The attraction of Sims is that it is both a recovery story as well as being a rare Australian-listed company which does most of its business in the US, a result of the 2008 acquisition of Metal Management which left Sims with a New York head office and a North American focus.
That deal, just before the onset of the global financial crisis, hit Sims hard with its share price crashing from $41 in mid-2008 to around $16 by the end of that year, and then a long slide down into the sub-$10 range until a recovery started last year, and which seems to be accelerating thanks in part to a major management overhaul.
Over the past four weeks Sims has been one of the few stars on the Australian stock market, rising by 25 per cent to $11.74, seemingly on its way back to a 12-month high of $13.05 reached in late March.
The strong rise by Sims is in contrast to the share-price falls of conventional mining stocks over the same time, underlining the point that Sims is in the metal business, but it's very different to the miners despite sometimes being referred to as an “above-ground miner” with an ore body comprising mountains of junk metal.
Sims – in common with several stocks in a similar business across the US and Europe – is really a trader, buying scrap for the cheapest possible price and selling it for the highest possible price, like all junk-yard operators.
The new management team at Sims, led by former Alcoa executive, Galdino Claro, has made major changes to way the business operates, returning it to the scrap-metal basics which made the company a success as far back as its Sydney foundations in 1917.
The benefits of a return to a business model based on collecting scrap, shredding it, and then selling it to metal producers, with tight control of costs, was reflected in a profit increase in the year which ended on June 30.
Earnings before interest and tax (EBIT) rose from $77 million to $145m despite a 10.1 per cent fall in revenue from $7 billion to $6.3bn. The annual dividend was increased from 10c to 29c.
The latest result shows the fine margins in the scrap business, and also illustrates the ability of a dealer to adjust its business to difficult market conditions.

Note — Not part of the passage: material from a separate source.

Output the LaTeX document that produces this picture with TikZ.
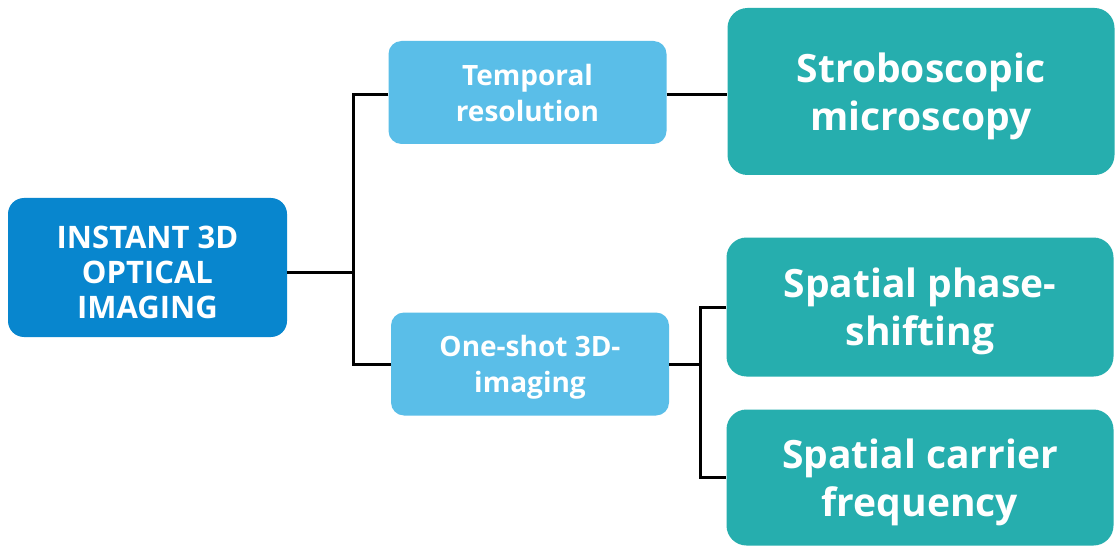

Galdino told analysts last month that the economic slowdown in China had pushed surplus Chinese steel into the world market with low prices for scrap diminishing the appeal for the collection of more marginal material which had cut the intake of scrap, particularly in North America.
Those comments about lower prices for scrap are a clue to the complex forces which drive Sims and partly explain why Credit Suisse has doubts about a Sims management forecast of earnings before tax and interest rising to $321m in 2018.
“The unreliability of management (past and current) projections means that we might be better off taking an educated guess about future margins based on history,” Credit Suisse said while also forecasting a rise in EBIT this financial year to $178m.
Macquarie, in its comments after Sims released its latest results, was less critical, describing the company as a “diamond among the rough”, tipping this year's EBIT to come in at $207m.
“Sims' self-help driven profit trajectory is improving strongly,” Macquarie said. “This makes the group unique among its peers. While market conditions are challenging, we think the strategy for improvement is credible.”
UBS (also an EBIT of $207m) and Citi ($204m) echo Macquarie's view with four positive factors likely to work in the company's favour: Exposure to the US economic recovery, ongoing cost cutting, high levels of cash in the business and an attractive asset backing.
The importance of North America to Sims can be seen in the latest results with more than half of the company's revenue generated in the US and Canada with Australia, New Zealand and Europe the next biggest markets.
Citi, which has upgraded its view of Sims from sell to buy, noted the ongoing “structural concerns” about the global steel industry but likes the company's debt-free status and cash generating capacity even in a problematic global environment.